Chinese state firms have also been involved with seven infrastructure projects, including roads in Kondoz and Jalalabad. They have also won contracts for telecommunications systems in Kandahar and Kabul. And last year, the Asian Development Bank announced it had allocated more than $200m for the development of the gas wells of Sheberghan, and an attendant pipeline.
Italy, Turkey and Germany are also actively pursuing deals. PricewaterhouseCoopers is advising the Ministry of Mines in Kabul, and the US bank JP Morgan is active, having put together a consortium that won rights to the Qara Zaghan gold deposits. An Indian consortium has secured the rights to two blocks in the huge Hajigak iron ore field, the other block going to a Canadian firm. The Afghan government is also negotiating with the Indian-led consortium that won the contract for the equally huge iron deposits at Tajigak in central Afghanistan for the companies to fund a 560-mile railroad – likely through Iran – to bring out the heavy ore. India will also contribute to the establishment of an Institute of Mines in Kabul, and last October signed a strategic partnership with Afghanistan.

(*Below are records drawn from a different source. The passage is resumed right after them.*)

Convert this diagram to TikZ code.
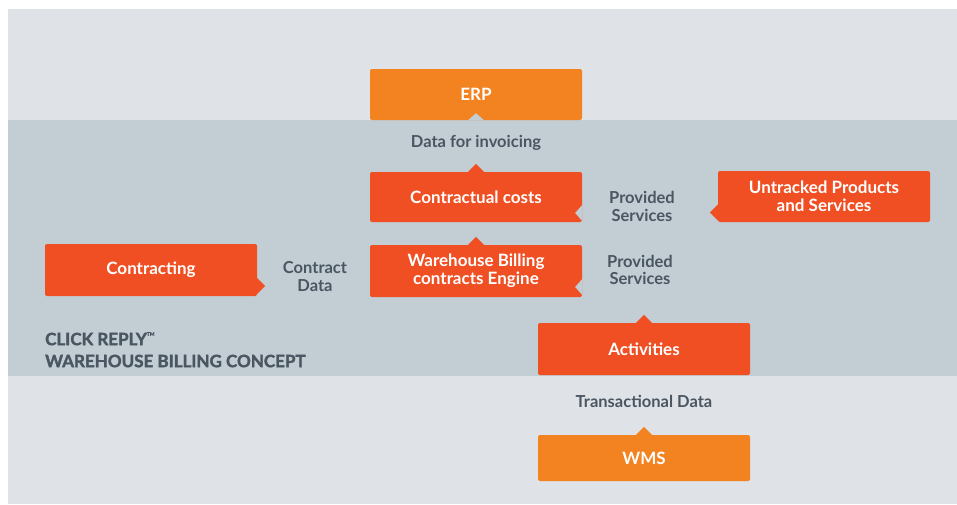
\documentclass[tikz,border=0pt]{standalone}
\usepackage{xcolor}
\usepackage{fontspec}
\setmainfont{Lato}
\newfontfamily\heavyfont[BoldFeatures={FakeBold=2}]{Lato}
\usepackage{tikz}

\definecolor{pagegray}{HTML}{DFE3E7}
\definecolor{bandgray}{HTML}{C2CDD4}
\definecolor{boxred}{HTML}{F04F23}
\definecolor{boxorange}{HTML}{F38321}
\definecolor{labelgray}{HTML}{4A5661}

\tikzset{
  box/.style={fill=boxred, text=white, rounded corners=2pt, minimum width=212pt,
    minimum height=51pt, inner sep=0pt, align=center,
    font=\fontsize{17}{18}\selectfont\bfseries},
  erpbox/.style={box, fill=boxorange},
  flowlabel/.style={text=labelgray, align=center,
    font=\fontsize{16.5}{17.5}\selectfont\bfseries}
}

\begin{document}
\begin{tikzpicture}[x=1pt, y=-1pt]
    \useasboundingbox (0,0) rectangle (957,504);
    \fill[pagegray] (8,9) rectangle (957,504);
    \fill[bandgray] (8,120) rectangle (957,376);

    % boxes
    \node[erpbox] (erp) at (476,94.5) {ERP};
    \node[box, minimum height=50pt] (ccost) at (476,197) {Contractual costs};
    \node[box, minimum height=52pt] (engine) at (476,271) {Warehouse Billing\\contracts Engine};
    \node[box, minimum height=52pt] (contracting) at (151,270) {Contracting};
    \node[box] (untracked) at (824,196.5) {Untracked Products\\and Services};
    \node[box, minimum height=52pt] (activities) at (644,349) {Activities};
    \node[erpbox, minimum height=46pt] (wms) at (644,458) {WMS};

    % tips and notches
    \fill[bandgray] ([xshift=-8pt]erp.south) -- ++(8,-7) -- ++(8,7) -- cycle;
    \fill[boxred] ([xshift=-8pt]ccost.north) -- ++(8,-8) -- ++(8,8) -- cycle;
    \fill[bandgray] ([yshift=-8pt]ccost.east) -- ++(-7,8) -- ++(7,8) -- cycle;
    \fill[boxred] ([xshift=-8pt]engine.north) -- ++(8,-8) -- ++(8,8) -- cycle;
    \fill[bandgray] ([yshift=-8pt]engine.east) -- ++(-7,8) -- ++(7,8) -- cycle;
    \fill[boxred] ([yshift=-8pt]contracting.east) -- ++(8,8) -- ++(-8,8) -- cycle;
    \fill[boxred] ([yshift=-8pt]untracked.west) -- ++(-8,8) -- ++(8,8) -- cycle;
    \fill[boxred] ([xshift=-8pt]activities.north) -- ++(8,-8) -- ++(8,8) -- cycle;
    \fill[boxorange] ([xshift=-8pt]wms.north) -- ++(8,-8) -- ++(8,8) -- cycle;

    % labels
    \node[flowlabel] (invoicing) at (476,143) {Data for invoicing};
    \node[flowlabel] (provided1) at (642,206.5) {Provided\\Services};
    \node[flowlabel] (provided2) at (640,270) {Provided\\Services};
    \node[flowlabel] (contractdata) at (315,276.5) {Contract\\Data};
    \node[flowlabel] (transactional) at (644,401) {Transactional Data};

    \node[text=labelgray, anchor=north west, inner sep=0pt, align=left,
      font=\heavyfont\fontsize{17}{22}\selectfont\bfseries] (title) at (45,332)
      {CLICK REPLY\raisebox{0.55em}{\fontsize{5}{5}\selectfont TM}\\WAREHOUSE BILLING CONCEPT};
\end{tikzpicture}
\end{document}
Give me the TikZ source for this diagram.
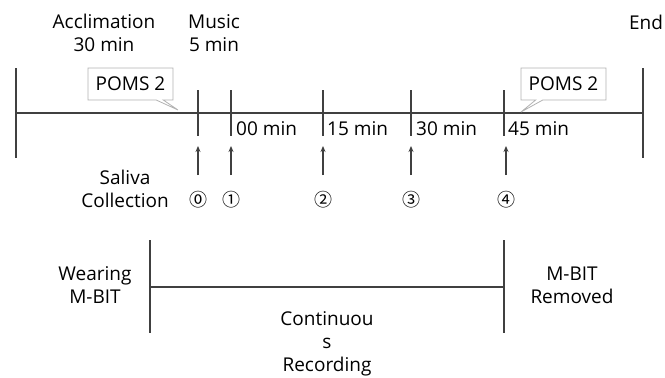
\documentclass[tikz,border=0pt]{standalone}
\usepackage{fontspec}
\setmainfont{Open Sans}
\newfontfamily\circfont{Noto Sans CJK JP}
\usetikzlibrary{shapes.callouts,arrows.meta}
\begin{document}
\begin{tikzpicture}[x=1pt,y=-1pt,
  lbl/.style={font=\fontsize{19}{23}\selectfont, inner sep=0pt, align=center},
  circ/.style={font=\circfont\fontsize{18}{20}\selectfont, inner sep=0pt},
  axis/.style={draw=black!75, line width=1.6pt},
  tickline/.style={draw=black!75, line width=1.6pt},
  arr/.style={draw=black!75, line width=1.3pt, -{Stealth[length=6pt,width=5pt]}},
  poms/.style={rectangle callout, draw=black!30, fill=white, line width=0.8pt,
    font=\fontsize{19}{23}\selectfont, minimum width=85pt, minimum height=32pt, inner sep=2pt}
]
\useasboundingbox (0,0) rectangle (665,378);
% coordinates of timeline
\coordinate (L0) at (16,68); \coordinate (L1) at (16,158);
\coordinate (R0) at (643,68); \coordinate (R1) at (643,158);
\coordinate (AL) at (16,113); \coordinate (AR) at (643,113);
\draw[axis] (AL) -- (AR);
\draw[axis] (L0) -- (L1);
\draw[axis] (R0) -- (R1);
% ticks
\foreach \n/\x in {t0/198,t1/231,t2/323,t3/411,t4/504}{
  \coordinate (\n a) at (\x,90); \coordinate (\n b) at (\x,136);
  \draw[tickline] (\n a) -- (\n b);
}
% arrows
\foreach \n/\x in {a0/198,a1/231,a2/323,a3/411,a4/506}{
  \coordinate (\n s) at (\x,175); \coordinate (\n e) at (\x,146);
  \draw[arr] (\n s) -- (\n e);
}
% top labels
\node[lbl] (accl) at (104,33) {Acclimation\\30 min};
\node[lbl] (music) at (214,33) {Music\\5 min};
\node[lbl] (end) at (646,22) {End};
% time labels
\node[lbl,anchor=west] (m00) at (236,129) {00 min};
\node[lbl,anchor=west] (m15) at (327,129) {15 min};
\node[lbl,anchor=west] (m30) at (416,129) {30 min};
\node[lbl,anchor=west] (m45) at (508,129) {45 min};
% POMS
\node[poms, callout absolute pointer={(178,110)}] (poms1) at (130.5,84) {POMS 2};
\node[poms, callout absolute pointer={(521,112)}] (poms2) at (563.5,84) {POMS 2};
% saliva
\node[lbl] (saliva) at (125,189) {Saliva\\Collection};
\node[circ] (c0) at (198,200) {⓪};
\node[circ] (c1) at (231,200) {①};
\node[circ] (c2) at (323,200) {②};
\node[circ] (c3) at (411,200) {③};
\node[circ] (c4) at (506,200) {④};
% M-BIT
\coordinate (W0) at (150,240); \coordinate (W1) at (150,333);
\coordinate (X0) at (504,240); \coordinate (X1) at (504,333);
\coordinate (WL) at (150,287); \coordinate (XL) at (504,287);
\draw[axis] (W0) -- (W1);
\draw[axis] (X0) -- (X1);
\draw[axis] (WL) -- (XL);
\node[lbl] (wear) at (95,285) {Wearing\\M-BIT};
\node[lbl] (remv) at (572,285) {M-BIT\\Removed};
\node[lbl] (cont) at (327,344) {Continuou\\s\\Recording};
\end{tikzpicture}
\end{document}
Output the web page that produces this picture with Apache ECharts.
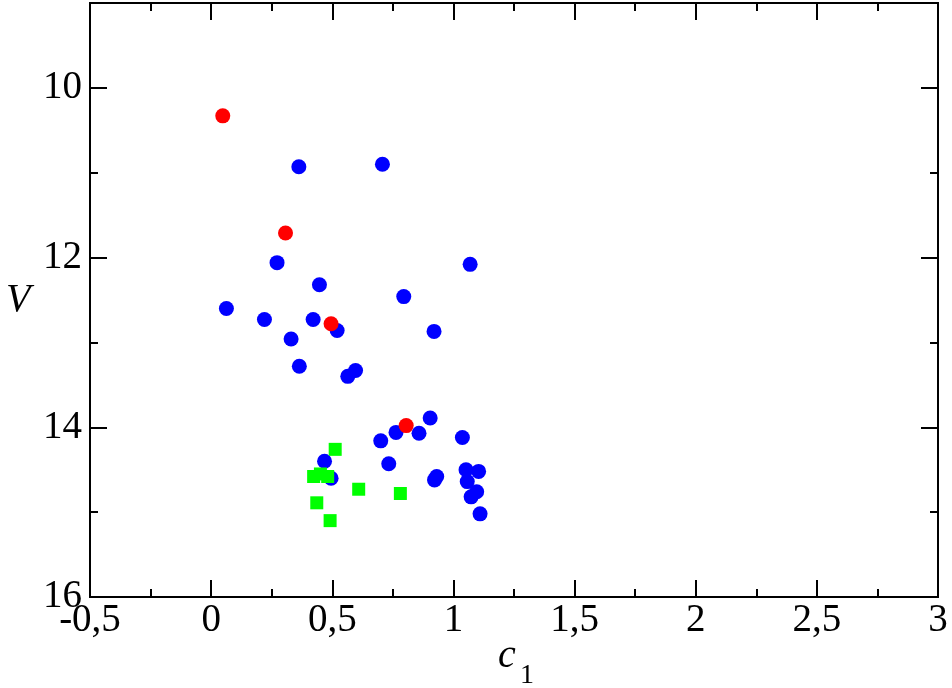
<!DOCTYPE html>
<html>
<head>
<meta charset="utf-8">
<script src="https://cdn.jsdelivr.net/npm/echarts@6/dist/echarts.min.js"></script>
<style>
  html, body { margin: 0; padding: 0; background: #fff; }
  #chart { width: 952px; height: 688px; }
</style>
</head>
<body>
<div id="chart"></div>
<script>
// blue circles
const blueC1 = [0.362, 0.707, 0.272, 1.069, 0.447, 0.795, 0.063, 0.220, 0.421, 0.520, 0.920, 0.330, 0.364, 0.596, 0.564,
  0.904, 0.763, 0.858, 0.700, 1.037, 0.468, 0.733, 0.495, 0.931, 0.922, 1.052, 1.104, 1.057, 1.096, 1.073, 1.110]
const blueV = [10.93, 10.90, 12.06, 12.08, 12.32, 12.46, 12.60, 12.73, 12.73, 12.86, 12.87, 12.96, 13.28, 13.33, 13.40,
  13.89, 14.06, 14.07, 14.16, 14.12, 14.40, 14.43, 14.60, 14.58, 14.62, 14.50, 14.52, 14.64, 14.76, 14.82, 15.02]
// red circles
const redC1 = [0.048, 0.307, 0.495, 0.805]
const redV = [10.33, 11.71, 12.78, 13.98]
// green squares
const greenC1 = [0.512, 0.423, 0.451, 0.481, 0.609, 0.781, 0.436, 0.491]
const greenV = [14.26, 14.58, 14.55, 14.58, 14.73, 14.78, 14.89, 15.10]

const yMajor = [10, 12, 14, 16]
const yMinor = [11, 13, 15]

const font = 'Liberation Serif, Times New Roman, serif'
const zip = (a, b) => a.map((v, i) => [v, b[i]])
const lineStyle = { color: '#000', width: 2 }

const xBase = (pos) => ({
  type: 'value', position: pos, min: -0.5, max: 3, interval: 0.5,
  axisLine: { show: true, onZero: false, lineStyle },
  axisTick: { show: true, inside: true, length: 17, lineStyle },
  minorTick: { show: true, splitNumber: 2, length: 8, lineStyle },
  axisLabel: {
    show: pos === 'bottom', margin: 4, color: '#000', fontFamily: font, fontSize: 39,
    formatter: (v) => String(v).replace('.', ','),
  },
  splitLine: { show: false },
  minorSplitLine: { show: false },
})

const yBase = (pos, ticks, len, labels) => ({
  type: 'value', position: pos, inverse: true, min: 9, max: 16, offset: 0,
  axisLine: { show: true, onZero: false, lineStyle },
  axisTick: { show: true, inside: true, length: len, customValues: ticks, lineStyle },
  axisLabel: {
    show: labels, customValues: ticks, margin: 8, color: '#000', fontFamily: font, fontSize: 39,
  },
  splitLine: { show: false },
})

const option = {
  animation: false,
  grid: { left: 90, right: 14, top: 3, bottom: 91, containLabel: false },
  xAxis: [xBase('bottom'), xBase('top')],
  yAxis: [
    yBase('left', yMajor, 17, true),
    yBase('left', yMinor, 8, false),
    yBase('right', yMajor, 17, false),
    yBase('right', yMinor, 8, false),
  ],
  graphic: [
    { type: 'text', left: 6, top: 280, style: { text: 'V', font: 'italic 40px ' + font, fill: '#000' } },
    { type: 'text', left: 498, top: 636, style: { text: 'c', font: 'italic 40px ' + font, fill: '#000' } },
    { type: 'text', left: 520, top: 662, style: { text: '1', font: '28px ' + font, fill: '#000' } },
  ],
  series: [
    {
      name: 'blue', type: 'scatter', symbol: 'circle', symbolSize: 15,
      itemStyle: { color: '#0000ff', opacity: 1 },
      data: zip(blueC1, blueV),
    },
    {
      name: 'red', type: 'scatter', symbol: 'circle', symbolSize: 15,
      itemStyle: { color: '#ff0000', opacity: 1 },
      data: zip(redC1, redV),
    },
    {
      name: 'green', type: 'scatter', symbol: 'rect', symbolSize: 13,
      itemStyle: { color: '#00ff00', opacity: 1 },
      data: zip(greenC1, greenV),
    },
  ],
}

const myChart = echarts.init(document.getElementById('chart'))
myChart.setOption(option)
</script>
</body>
</html>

China, Iran, Pakistan and India all have government or corporate plans for separate rail projects across Afghanistan. Turkmenistan is completing its own plans for another line, and it was Uzbekistan that built the first major rail link, a 47-mile line from the border town of Hairatan to Mazar-i-Sharif in the north of Afghanistan. "We would be able to import and export to Russia, Turkey, and even European countries," says Noor Gul Mangal, Afghanistan's deputy public works minister. Opening new transport gateways would also reduce Afghanistan's dependence on neighbouring Pakistan as its only link to sea ports.